* **Brief**
Your task is to gather the lines below that hold the string "this".

** Start of Supplied entries **

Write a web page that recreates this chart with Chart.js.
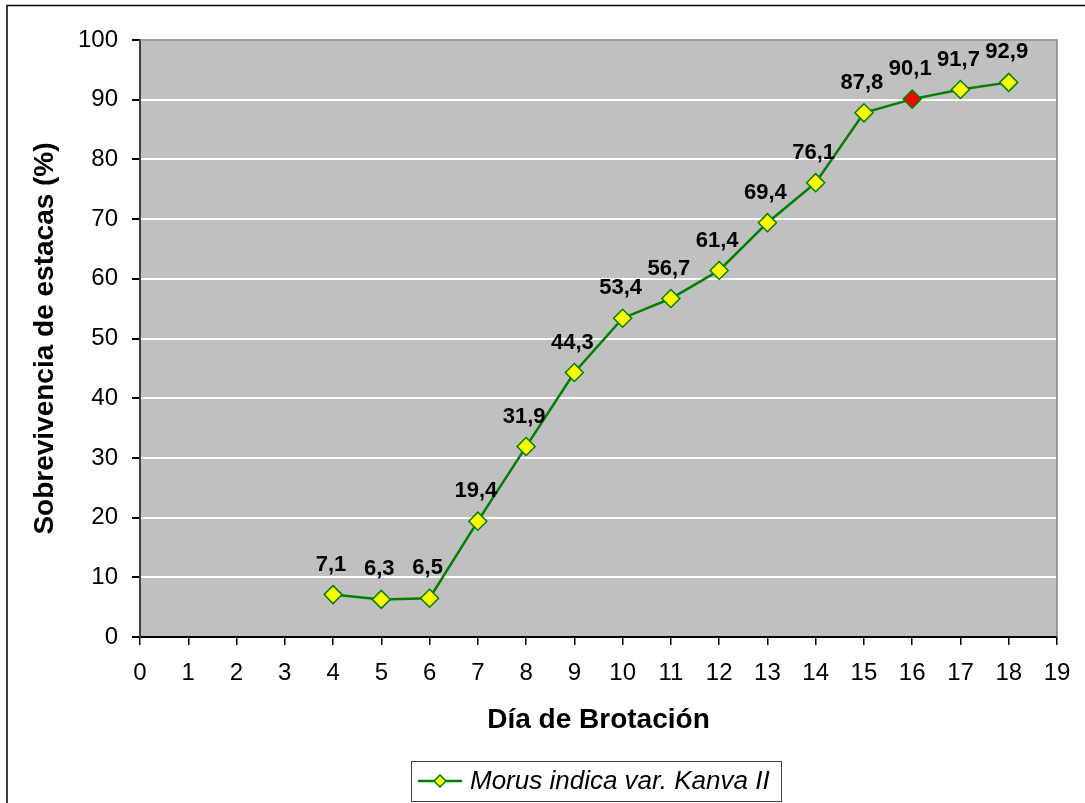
<!DOCTYPE html>
<html>
<head>
<meta charset="utf-8">
<script src="https://cdn.jsdelivr.net/npm/chart.js@4/dist/chart.umd.min.js"></script>
<style>
  html, body { margin: 0; padding: 0; background: #fff; }
  #wrap { width: 1085px; height: 803px; position: relative; }
</style>
</head>
<body>
<div id="wrap"><canvas id="myChart" width="1085" height="803"></canvas></div>
<script>
// datos
var dias = [4, 5, 6, 7, 8, 9, 10, 11, 12, 13, 14, 15, 16, 17, 18];
var sobrevivencia = [7.1, 6.3, 6.5, 19.4, 31.9, 44.3, 53.4, 56.7, 61.4, 69.4, 76.1, 87.8, 90.1, 91.7, 92.9];
var diaResaltado = 16;
var serieNombre = "Morus indica var. Kanva II";
var tituloX = "Día de Brotación";
var tituloY = "Sobrevivencia de estacas (%)";

var verde = "#008000";
var amarillo = "#ffff00";
var fuente = "'Liberation Sans', Arial, sans-serif";
var puntos = [];
var colores = [];
for (var i = 0; i < dias.length; i++) {
  puntos.push({ x: dias[i], y: sobrevivencia[i] });
  colores.push(dias[i] === diaResaltado ? "#ff0000" : amarillo);
}

function coma(v) { return v.toFixed(1).replace(".", ","); }

var fondo = {
  id: "fondo",
  beforeDraw: function (chart) {
    var c = chart.ctx, a = chart.chartArea;
    c.save();
    c.fillStyle = "#c0c0c0";
    c.fillRect(a.left, a.top, a.right - a.left, a.bottom - a.top);
    c.restore();
  },
  beforeDatasetsDraw: function (chart) {
    var c = chart.ctx, a = chart.chartArea;
    c.save();
    c.strokeStyle = "#808080";
    c.lineWidth = 1.5;
    c.beginPath();
    c.moveTo(a.left, a.top);
    c.lineTo(a.right, a.top);
    c.lineTo(a.right, a.bottom);
    c.stroke();
    c.restore();
  },
  afterDraw: function (chart) {
    var c = chart.ctx;
    c.save();
    // etiquetas de valores
    var meta = chart.getDatasetMeta(0);
    c.font = "bold 22px " + fuente;
    c.fillStyle = "#000";
    c.textAlign = "center";
    c.textBaseline = "middle";
    meta.data.forEach(function (p, i) {
      c.fillText(coma(sobrevivencia[i]), p.x - 2, p.y - 30);
    });
    // marco exterior
    c.strokeStyle = "#000";
    c.lineWidth = 1.5;
    c.beginPath();
    c.moveTo(7, 803);
    c.lineTo(7, 5.5);
    c.lineTo(1085, 5.5);
    c.stroke();
    // leyenda
    c.lineWidth = 1;
    c.strokeStyle = "#404040";
    c.strokeRect(411.5, 761.5, 370, 40);
    c.strokeStyle = verde;
    c.lineWidth = 2.5;
    c.beginPath();
    c.moveTo(418, 781);
    c.lineTo(462, 781);
    c.stroke();
    c.fillStyle = amarillo;
    c.lineWidth = 1.5;
    c.beginPath();
    c.moveTo(440, 775); c.lineTo(446, 781); c.lineTo(440, 787); c.lineTo(434, 781);
    c.closePath();
    c.fill();
    c.stroke();
    c.fillStyle = "#000";
    c.font = "italic 26px " + fuente;
    c.textAlign = "left";
    c.fillText(serieNombre, 470, 782);
    c.restore();
  }
};

new Chart(document.getElementById("myChart"), {
  type: "line",
  data: {
    datasets: [{
      label: serieNombre,
      data: puntos,
      borderColor: verde,
      borderWidth: 2.5,
      pointStyle: "rectRot",
      pointRadius: 9,
      pointHoverRadius: 9,
      pointBackgroundColor: colores,
      pointBorderColor: verde,
      pointBorderWidth: 1.5,
      tension: 0
    }]
  },
  options: {
    responsive: false,
    animation: false,
    layout: { padding: { top: 40, right: 28, left: 0, bottom: 66 } },
    plugins: {
      legend: { display: false },
      tooltip: { enabled: false }
    },
    scales: {
      x: {
        type: "linear",
        min: 0,
        max: 19,
        afterFit: function (s) { s.height = 100; },
        ticks: {
          stepSize: 1,
          padding: 14,
          color: "#000",
          font: { family: fuente, size: 24 }
        },
        grid: { drawOnChartArea: false, color: "#000", tickLength: 8, lineWidth: 1.5 },
        border: { color: "#000", width: 2 },
        title: {
          display: true,
          text: tituloX,
          color: "#000",
          padding: { top: 0, bottom: 0 },
          font: { family: fuente, size: 28, weight: "bold" }
        }
      },
      y: {
        min: 0,
        max: 100,
        afterFit: function (s) { s.width = 140; },
        ticks: {
          stepSize: 10,
          padding: 14,
          color: "#000",
          font: { family: fuente, size: 24 }
        },
        grid: { color: "#ffffff", lineWidth: 2, tickColor: "#000", tickLength: 8 },
        border: { color: "#404040", width: 2 },
        title: {
          display: true,
          text: tituloY,
          color: "#000",
          padding: { top: 28, bottom: 0 },
          font: { family: fuente, size: 28, weight: "bold" }
        }
      }
    }
  },
  plugins: [fondo]
});
</script>
</body>
</html>
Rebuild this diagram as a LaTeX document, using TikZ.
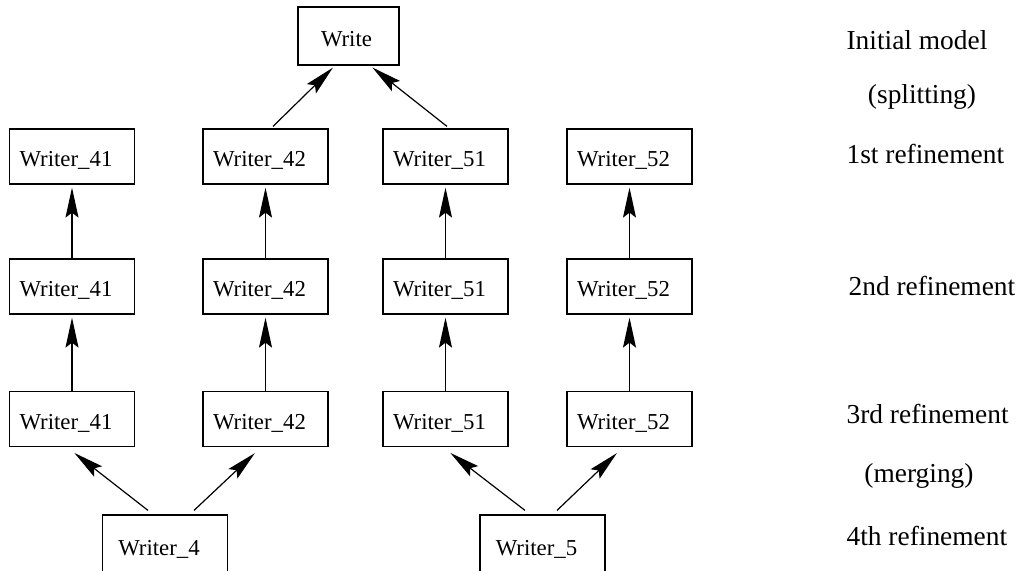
\documentclass[tikz,border=0pt]{standalone}
\usepackage{fontspec}
\setmainfont{Liberation Serif}
\usetikzlibrary{arrows.meta}
\begin{document}
\begin{tikzpicture}[x=0.5pt,y=-0.5pt,line width=0.6pt,>={Stealth[length=15pt,width=6.5pt,inset=2.5pt]},
        box/.style={draw,rectangle,minimum width=62.5pt,minimum height=27.5pt,inner sep=0pt,text height=10pt,text depth=0pt,font=\fontsize{11.4}{13}\selectfont,execute at end node={\hspace*{6pt}}},
        stage/.style={anchor=base west,inner sep=0pt,font=\fontsize{13.7}{16}\selectfont},
        how/.style={anchor=base,inner sep=0pt,font=\fontsize{13.7}{16}\selectfont},
        up/.style={->,shorten >=1.5pt}]
                \useasboundingbox (0,0) rectangle (1029,570);
                % boxes
                \node[box,minimum width=50.5pt,minimum height=29pt,execute at begin node={\hspace*{4pt}}] (write) at (348.5,36){Write};
                \node[box] (w41a) at (72,156.5){Writer\_41};
                \node[box] (w42a) at (265.5,156.5){Writer\_42};
                \node[box] (w51a) at (445.5,156.5){Writer\_51};
                \node[box] (w52a) at (629.5,156.5){Writer\_52};
                \node[box] (w41b) at (72,286.5){Writer\_41};
                \node[box] (w42b) at (265.5,286.5){Writer\_42};
                \node[box] (w51b) at (445.5,286.5){Writer\_51};
                \node[box] (w52b) at (629.5,286.5){Writer\_52};
                \node[box] (w41c) at (72,419){Writer\_41};
                \node[box] (w42c) at (265.5,419){Writer\_42};
                \node[box] (w51c) at (445.5,419){Writer\_51};
                \node[box] (w52c) at (629.5,419){Writer\_52};
                \node[box,minimum height=30pt] (w4) at (165,545){Writer\_4};
                \node[box,minimum height=30pt] (w5) at (542.5,545){Writer\_5};
                % splitting
                \draw[up] ([xshift=3.75pt,yshift=1pt]w42a.north)--([xshift=-6.75pt]write.south);
                \draw[up] ([xshift=0.75pt,yshift=1pt]w51a.north)--([xshift=10.75pt]write.south);
                % refinements
                \draw[up] (w41b.north)--(w41a.south);
                \draw[up] (w42b.north)--(w42a.south);
                \draw[up] (w51b.north)--(w51a.south);
                \draw[up] (w52b.north)--(w52a.south);
                \draw[up] (w41c.north)--(w41b.south);
                \draw[up] (w42c.north)--(w42b.south);
                \draw[up] (w51c.north)--(w51b.south);
                \draw[up] (w52c.north)--(w52b.south);
                % merging
                \draw[up] ([xshift=-8.5pt,yshift=2pt]w4.north)--([yshift=-2pt]w41c.south);
                \draw[up] ([xshift=14.5pt,yshift=2pt]w4.north)--([xshift=-4.25pt,yshift=-2pt]w42c.south);
                \draw[up] ([xshift=-8.75pt,yshift=2pt]w5.north)--([xshift=1.25pt,yshift=-2pt]w51c.south);
                \draw[up] ([xshift=7.25pt,yshift=2pt]w5.north)--([xshift=-5.25pt,yshift=-2pt]w52c.south);
                % stages
                \node[stage] (init) at (846,49){Initial model};
                \node[how] (split) at (922,103){(splitting)};
                \node[stage] (ref1) at (846,163){1st refinement};
                \node[stage] (ref2) at (848,295){2nd refinement};
                \node[stage] (ref3) at (846,423){3rd refinement};
                \node[how] (merge) at (919,482){(merging)};
                \node[stage] (ref4) at (846,545){4th refinement};
            \end{tikzpicture}
\end{document}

** End of Supplied entries **

* **Written reply**
Write a web page that recreates this chart with Chart.js.
Rebuild this diagram as a LaTeX document, using TikZ.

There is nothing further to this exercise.